Word & God
Christian Rex van Minnen has shared some select drawings with us for our Inside the Sketchbook series. These are all created with pen while he was traveling or in his studio. Known for his neo-grotesque disjointed portraits and still lifes, Christian dazzles the viewer with his vivid and realistic Dutch-Master like painting techniques. I have asked Christian to tell us a little about sketching and his process, read more bellow. – Jane Kenoyer
Have you always kept a sketchbook?
Yeah, I’ve always been drawing. I started drawing on those little pieces of paper behind the pews in church when I was really young; I suppose that was my first sketch book. Never really stopped. I was pretty introverted as a kid and the sketchbook was always a great escape, especially when family life was in it’s more turbulent phases. The sketchbook also served me well as a first line of defense in school too- somehow it always earned me some cred to would-be aggressors, haha. Didn’t always work but saved my ass a few times.
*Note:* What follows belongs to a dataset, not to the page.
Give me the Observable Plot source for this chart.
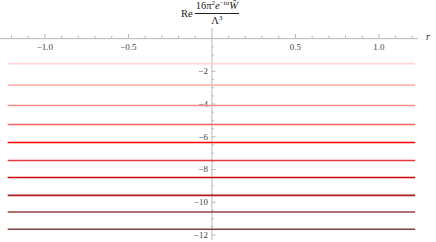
<!DOCTYPE html>
<html>
<head>
<meta charset="utf-8">
<script src="https://cdn.jsdelivr.net/npm/d3@7"></script>
<script src="https://cdn.jsdelivr.net/npm/@observablehq/plot@0.6"></script>
<style>
  body { margin: 0; background: #fff; }
  #wrap { position: relative; width: 436px; height: 242px; }
  #title { position: absolute; top: 0px; left: 181px; font-family: "Liberation Serif", serif; font-size: 10.5px; color: #222; display: flex; align-items: center; }
  .frac { display: inline-flex; flex-direction: column; align-items: center; margin-left: 2px; }
  .num { border-bottom: 0.8px solid #222; padding: 0 1px 1px 1px; line-height: 12px; }
  .den { line-height: 12px; padding-top: 1px; }
  sup { font-size: 7px; vertical-align: 4px; line-height: 0; }
  #rlabel { position: absolute; left: 426px; top: 31px; font-family: "Liberation Serif", serif; font-size: 10px; font-style: italic; color: #222; }
</style>
</head>
<body>
<div id="wrap">
  <div id="chart"></div>
  <div id="title"><span>Re</span><span class="frac"><span class="num">16π<sup>2</sup><i>e</i><sup>−<i>i</i>α</sup><i>Ŵ</i></span><span class="den">Λ<sup>3</sup></span></span></div>
  <div id="rlabel">r</div>
</div>
<script>
// r extent of the plotted curves
const rExtent = [-1.22, 1.22];
// constant levels of each curve (Re value), top to bottom
const levels = [-1.53, -2.84, -4.09, -5.25, -6.35, -7.45, -8.49, -9.58, -10.6, -11.65];
const colors = ["#ffd6d6", "#ffb3b3", "#ff8c8c", "#ff6060", "#ff0000", "#e83838", "#cc0000", "#b01c1c", "#924040", "#804040"];
// axis ticks
const xMajor = [-1.0, -0.5, 0.5, 1.0];
const xMinor = [-1.2, -1.1, -0.9, -0.8, -0.7, -0.6, -0.4, -0.3, -0.2, -0.1, 0.1, 0.2, 0.3, 0.4, 0.6, 0.7, 0.8, 0.9, 1.1, 1.2];
const yMajor = [-2, -4, -6, -8, -10, -12];
const yMinor = [-0.5, -1, -1.5, -2.5, -3, -3.5, -4.5, -5, -5.5, -6.5, -7, -7.5, -8.5, -9, -9.5, -10.5, -11, -11.5];

const xDomain = [-1.266, 1.237];
const yDomain = [-12.34, 0.62];
const axisColor = "#b8b8b8";
const fmtX = d3.format(".1f");
const fmtY = d3.format("d");

const curves = levels.map((v, i) => ({v, c: colors[i]}));

const chart = Plot.plot({
  width: 436,
  height: 242,
  marginLeft: 0,
  marginRight: 18,
  marginTop: 28,
  marginBottom: 2,
  x: {domain: xDomain, axis: null},
  y: {domain: yDomain, axis: null},
  style: {background: "#fff", fontFamily: "Liberation Serif, serif", fontSize: "9px"},
  marks: [
    Plot.ruleY([0], {x1: xDomain[0], x2: xDomain[1], stroke: axisColor, strokeWidth: 1}),
    Plot.ruleX([0], {y1: yDomain[0], y2: yDomain[1], stroke: axisColor, strokeWidth: 1}),
    Plot.ruleX(xMajor, {x: d => d, y1: 0, y2: 0.26, stroke: axisColor}),
    Plot.ruleX(xMinor, {x: d => d, y1: 0, y2: 0.15, stroke: axisColor}),
    Plot.ruleY(yMajor, {y: d => d, x1: 0, x2: 0.024, stroke: axisColor}),
    Plot.ruleY(yMinor, {y: d => d, x1: 0, x2: 0.014, stroke: axisColor}),
    Plot.text(xMajor, {x: d => d, y: 0, text: d => fmtX(d), dy: 8, fill: "#444", fontSize: 9}),
    Plot.text(yMajor, {x: 0, y: d => d, text: d => fmtY(d), dx: -4, textAnchor: "end", fill: "#444", fontSize: 9}),
    Plot.ruleY(curves, {y: "v", x1: rExtent[0], x2: rExtent[1], stroke: "c", strokeWidth: 1.6})
  ]
});
document.getElementById("chart").appendChild(chart);
</script>
</body>
</html>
Why is it important for you to keep a sketchbook?
It’s purpose and importance has changed over time, most significantly when I started to paint at about 15. I used to approach a drawing the way I approach paintings now, with much patience, reflection, and time spent on each. Nowadays I use sketching and drawing as something I can do with less judgment or concern. When paintings get too complicated or gain too much psychological weight I turn to drawing to sort of blow off steam. I still do ‘nice’ drawings when I travel and can’t paint.
Do you often sketch out ideas before working them into finished pieces?
Very rarely. I start paintings the way that I draw, which is usually somewhat of a violent, intuitive and spontaneous process, akin to automatic drawing, or as Dali put it, the “paranoiac-critical method.”
What brand of sketchbook do you use?
I like the large size moleskin sketchbooks because they’re somewhat easy to find, durable and the paper isn’t bright white. I like the yellowish off-white quality of the paper, similar to a toned ground in painting. Plus they make me feel like a preacher man with that little hangy down stringy thing used to mark the page. I really don’t like spiral notebooks- the flattening of the spirals makes my skin crawl.
What are some good sketching tips and habits that you can share with our readers?
Man, that’s hard to say. I think that it’s important for me to sketch like I don’t give a fuck. For the most part, I use sketching like a punching bag, when I need to relieve built-up stress that can accrue while working on complex and detailed paintings. Also, it goes without saying that sketchbooks are great to have while traveling, especially in museums. Instead of taking pictures I like to do quick sketches or a ‘parti’ of compositions that inspire me in that moment, as that impression can be fleeting when looking at a photo later on.